I could not put down the book, let’s get that straight. I was tweeting Kincaid at three in the morning, and I hope I wasn’t too annoying. Every single time an intense moment happened in the book I would start jumping up and down and screeching like a dying cat.

Just a disclaimer for sensitive readers, this book does contain violence. Like… a lot. But in a very good way, for me anyways. But aside from that, the abstract in the storyline is astonishing.

Kincaid perfectly captures the human condition in a teenage humanoid… if that makes sense. As I was reading Nemesis’s narrative, I found myself nodding in agreement. Sometimes the occasional whimper slipped because of how true and raw the emotions were in this book.

The plot was well done. I don’t think I found any holes in it, and Kincaid did a good job on letting her readers understand what’s going on the society the characters live. It’s complex in a very good, satisfyingly scratching an itch, way. There were some moments where I could feel myself getting trapped, wondering how Nemesis would get herself out of a very deep hole, but she would and I cheered her on.

This book is a standalone, so be prepared for whatever ending is coming your way. I’m a huge fan of endings not going my way, it makes them that much realistic.

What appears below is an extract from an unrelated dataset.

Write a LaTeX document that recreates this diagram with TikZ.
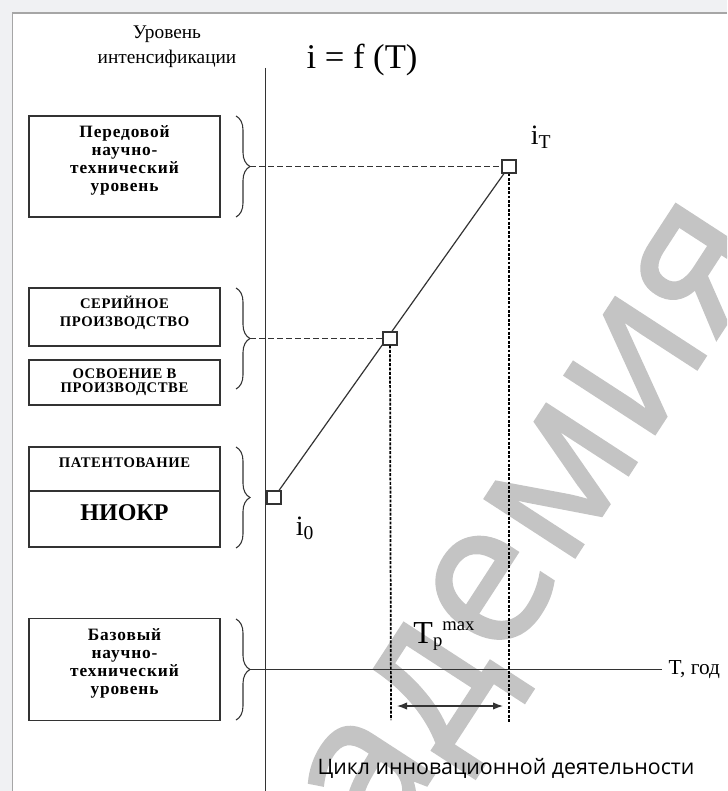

The book goes over topics such as love, courage, and friendship. It’s hard not to feel everything Nemesis feels, I was so entranced by how easily I was influenced by her. I normally can see through an author’s attempt to make me feel whatever a character is feeling, because they make it choppy and hard to believe. Let’s face it, it’s really hard to make readers experience what a character is experiencing. But Kincaid did not disappoint me.

It kind of reminded me of when I was reading Carol Rifka’s Tell the Wolves I’m Home.

There are moments in our lives where we have to ask ourselves what our purpose is and how do we find the answers to our existence, and when Nemesis brings up those questions I kind of nod and think, “yeah… what am I doing?” If Kincaid can bring her young readers to think that way, I say kudos.

Have you ever read a book and just appreciated it as well? I just want to thank Ms. Kincaid for the masterpiece. I also want to thank Simon and Schuster and Indigo for giving me an ARC. And if in the near future this book becomes a motion picture, I would be first in line to buy my movie ticket. Before reading this book I had EXTREMELY high expectations, as I usually do, and it did not disappoint. If anything, it excelled the further I read.

Like I said, if you get an ARC treasure it, but if you can’t, preorder it as soon as possible. It’s worth your time, imagination, and money. However, prepare yourself for suspense and violence. I’m the type of reader who enjoys authors like Jeff Lindsay, Barry Lyga, and S. E. Green. But I honestly think this book is perfectly fine, especially for readers ranging from 14 and up. I highly recommend for schools to start including it in their English syllabus as well.

Note to author if she reads this:

To S. J. Kincaid:

Thank you, thank you, thank you. I really hope your book sells out and makes it to the top of charts. You’ve created something amazing and I can’t stress how important this book is to me now.

I haven’t cared for a book in so long. I don’t even want to let my friends borrow it from me in fear that they might physically damage it.